__DO THIS__. Retype exactly what runs from the first line of the data to the line with "3, 3.5, 4, 5]", keeping both of those lines and skipping pictures.
--- start MATERIAL PROVIDED ---
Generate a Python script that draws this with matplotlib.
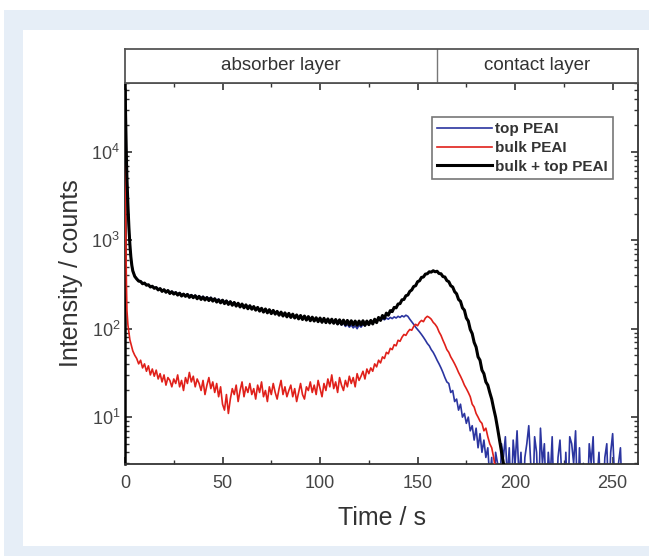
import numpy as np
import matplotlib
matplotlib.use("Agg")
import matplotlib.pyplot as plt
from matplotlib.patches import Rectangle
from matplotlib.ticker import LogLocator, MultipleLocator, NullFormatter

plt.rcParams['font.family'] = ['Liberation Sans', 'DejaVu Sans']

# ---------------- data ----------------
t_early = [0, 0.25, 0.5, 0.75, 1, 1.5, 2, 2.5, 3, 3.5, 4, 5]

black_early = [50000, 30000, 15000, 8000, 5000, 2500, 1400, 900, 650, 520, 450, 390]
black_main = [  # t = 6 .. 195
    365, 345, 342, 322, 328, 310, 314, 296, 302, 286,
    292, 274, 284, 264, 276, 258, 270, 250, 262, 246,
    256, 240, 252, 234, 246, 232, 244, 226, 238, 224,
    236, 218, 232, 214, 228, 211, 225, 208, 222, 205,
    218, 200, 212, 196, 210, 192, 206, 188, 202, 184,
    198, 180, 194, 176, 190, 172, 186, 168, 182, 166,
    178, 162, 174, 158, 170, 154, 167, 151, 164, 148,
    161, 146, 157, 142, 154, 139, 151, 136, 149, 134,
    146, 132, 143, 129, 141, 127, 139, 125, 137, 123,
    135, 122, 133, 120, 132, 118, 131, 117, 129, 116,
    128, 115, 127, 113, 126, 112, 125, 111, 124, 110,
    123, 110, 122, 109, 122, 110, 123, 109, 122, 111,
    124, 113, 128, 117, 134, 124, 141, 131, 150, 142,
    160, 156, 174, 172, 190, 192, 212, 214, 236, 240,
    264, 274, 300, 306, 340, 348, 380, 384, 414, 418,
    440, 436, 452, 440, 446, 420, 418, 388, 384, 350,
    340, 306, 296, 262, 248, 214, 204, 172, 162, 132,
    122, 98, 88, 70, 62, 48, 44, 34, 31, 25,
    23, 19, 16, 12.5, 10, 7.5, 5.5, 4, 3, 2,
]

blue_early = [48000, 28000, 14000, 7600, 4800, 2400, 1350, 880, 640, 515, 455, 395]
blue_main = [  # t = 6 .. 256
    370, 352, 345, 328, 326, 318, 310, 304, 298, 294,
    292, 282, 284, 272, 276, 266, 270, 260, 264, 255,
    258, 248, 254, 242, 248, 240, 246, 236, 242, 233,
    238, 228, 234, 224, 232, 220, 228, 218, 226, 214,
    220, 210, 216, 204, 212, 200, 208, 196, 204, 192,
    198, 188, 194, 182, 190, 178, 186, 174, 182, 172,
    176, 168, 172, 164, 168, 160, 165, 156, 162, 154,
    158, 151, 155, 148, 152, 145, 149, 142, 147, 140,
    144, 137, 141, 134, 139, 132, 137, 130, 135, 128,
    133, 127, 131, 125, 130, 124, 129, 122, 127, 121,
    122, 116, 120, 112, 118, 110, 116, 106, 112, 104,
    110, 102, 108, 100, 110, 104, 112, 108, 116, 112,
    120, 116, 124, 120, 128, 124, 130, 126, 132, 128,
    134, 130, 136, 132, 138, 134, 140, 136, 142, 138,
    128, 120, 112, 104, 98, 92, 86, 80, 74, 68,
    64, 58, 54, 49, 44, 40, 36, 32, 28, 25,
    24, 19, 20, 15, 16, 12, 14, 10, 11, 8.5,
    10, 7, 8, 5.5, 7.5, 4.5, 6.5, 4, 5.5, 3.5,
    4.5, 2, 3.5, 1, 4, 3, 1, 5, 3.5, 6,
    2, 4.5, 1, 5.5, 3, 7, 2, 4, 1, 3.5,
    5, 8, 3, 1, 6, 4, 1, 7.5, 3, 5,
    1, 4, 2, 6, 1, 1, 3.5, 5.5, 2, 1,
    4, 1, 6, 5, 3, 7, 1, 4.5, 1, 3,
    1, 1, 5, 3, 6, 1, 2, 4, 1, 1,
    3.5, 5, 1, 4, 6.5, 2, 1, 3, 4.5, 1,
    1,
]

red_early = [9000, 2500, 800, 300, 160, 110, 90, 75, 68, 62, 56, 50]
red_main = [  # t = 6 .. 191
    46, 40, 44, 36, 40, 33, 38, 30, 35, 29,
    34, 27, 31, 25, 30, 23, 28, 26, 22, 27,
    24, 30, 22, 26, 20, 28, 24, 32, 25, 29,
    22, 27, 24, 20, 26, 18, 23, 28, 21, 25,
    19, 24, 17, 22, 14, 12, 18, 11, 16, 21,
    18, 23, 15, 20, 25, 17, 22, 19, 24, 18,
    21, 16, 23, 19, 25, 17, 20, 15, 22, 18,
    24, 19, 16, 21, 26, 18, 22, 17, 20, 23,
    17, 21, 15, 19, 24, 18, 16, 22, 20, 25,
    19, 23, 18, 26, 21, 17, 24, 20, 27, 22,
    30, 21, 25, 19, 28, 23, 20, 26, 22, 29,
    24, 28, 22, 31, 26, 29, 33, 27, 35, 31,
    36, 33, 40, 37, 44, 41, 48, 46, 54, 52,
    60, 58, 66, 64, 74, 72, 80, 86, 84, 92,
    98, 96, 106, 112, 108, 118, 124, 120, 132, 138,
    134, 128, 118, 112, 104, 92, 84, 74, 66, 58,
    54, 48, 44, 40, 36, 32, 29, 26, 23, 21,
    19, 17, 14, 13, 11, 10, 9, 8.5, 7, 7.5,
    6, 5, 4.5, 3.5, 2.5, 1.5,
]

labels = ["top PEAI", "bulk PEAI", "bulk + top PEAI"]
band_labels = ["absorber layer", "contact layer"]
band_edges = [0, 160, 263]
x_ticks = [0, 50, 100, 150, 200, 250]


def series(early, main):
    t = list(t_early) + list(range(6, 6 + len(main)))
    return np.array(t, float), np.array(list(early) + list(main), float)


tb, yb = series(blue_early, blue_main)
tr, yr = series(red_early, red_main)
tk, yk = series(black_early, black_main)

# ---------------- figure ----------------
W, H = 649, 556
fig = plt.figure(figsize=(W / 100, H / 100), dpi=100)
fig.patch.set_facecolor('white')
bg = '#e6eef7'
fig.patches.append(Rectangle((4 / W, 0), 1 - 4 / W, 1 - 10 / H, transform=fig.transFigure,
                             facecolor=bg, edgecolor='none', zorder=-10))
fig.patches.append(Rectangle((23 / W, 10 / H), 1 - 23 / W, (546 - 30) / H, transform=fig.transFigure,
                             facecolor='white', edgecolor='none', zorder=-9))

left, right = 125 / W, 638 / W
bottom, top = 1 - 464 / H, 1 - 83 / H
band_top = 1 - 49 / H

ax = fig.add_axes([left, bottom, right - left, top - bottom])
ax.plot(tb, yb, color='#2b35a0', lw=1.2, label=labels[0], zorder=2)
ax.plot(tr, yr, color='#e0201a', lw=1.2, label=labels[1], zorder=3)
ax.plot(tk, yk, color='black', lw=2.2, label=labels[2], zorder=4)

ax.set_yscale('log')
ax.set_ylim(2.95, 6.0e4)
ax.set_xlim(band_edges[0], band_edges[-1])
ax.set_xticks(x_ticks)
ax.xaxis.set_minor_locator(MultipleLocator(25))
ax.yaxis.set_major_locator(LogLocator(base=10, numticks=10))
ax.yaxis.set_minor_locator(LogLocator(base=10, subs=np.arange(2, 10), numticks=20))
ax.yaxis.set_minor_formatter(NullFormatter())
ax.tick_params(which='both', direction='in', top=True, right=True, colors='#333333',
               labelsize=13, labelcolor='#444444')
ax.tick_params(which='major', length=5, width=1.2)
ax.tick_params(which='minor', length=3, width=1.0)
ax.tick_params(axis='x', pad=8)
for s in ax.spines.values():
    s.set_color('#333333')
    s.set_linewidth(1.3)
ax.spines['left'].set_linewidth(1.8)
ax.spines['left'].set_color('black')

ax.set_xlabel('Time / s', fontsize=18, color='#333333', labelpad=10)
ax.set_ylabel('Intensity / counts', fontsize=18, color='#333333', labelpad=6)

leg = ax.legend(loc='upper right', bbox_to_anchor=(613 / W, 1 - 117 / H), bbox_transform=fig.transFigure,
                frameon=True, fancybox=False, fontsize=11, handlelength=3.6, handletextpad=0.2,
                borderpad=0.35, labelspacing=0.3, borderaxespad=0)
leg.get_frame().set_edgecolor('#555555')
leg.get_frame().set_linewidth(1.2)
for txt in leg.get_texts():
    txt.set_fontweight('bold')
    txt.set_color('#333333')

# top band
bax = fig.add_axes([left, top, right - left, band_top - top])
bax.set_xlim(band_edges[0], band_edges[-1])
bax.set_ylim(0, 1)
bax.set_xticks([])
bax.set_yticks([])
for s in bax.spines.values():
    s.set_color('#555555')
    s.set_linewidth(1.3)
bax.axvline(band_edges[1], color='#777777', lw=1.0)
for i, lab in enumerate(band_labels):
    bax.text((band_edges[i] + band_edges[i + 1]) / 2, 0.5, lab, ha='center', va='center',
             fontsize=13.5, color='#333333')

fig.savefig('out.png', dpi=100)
--- end MATERIAL PROVIDED ---
__EXERCISE RESPONSE__.
Generate a Python script that draws this with matplotlib.
import numpy as np
import matplotlib
matplotlib.use("Agg")
import matplotlib.pyplot as plt
from matplotlib.patches import Rectangle
from matplotlib.ticker import LogLocator, MultipleLocator, NullFormatter

plt.rcParams['font.family'] = ['Liberation Sans', 'DejaVu Sans']

# ---------------- data ----------------
t_early = [0, 0.25, 0.5, 0.75, 1, 1.5, 2, 2.5, 3, 3.5, 4, 5]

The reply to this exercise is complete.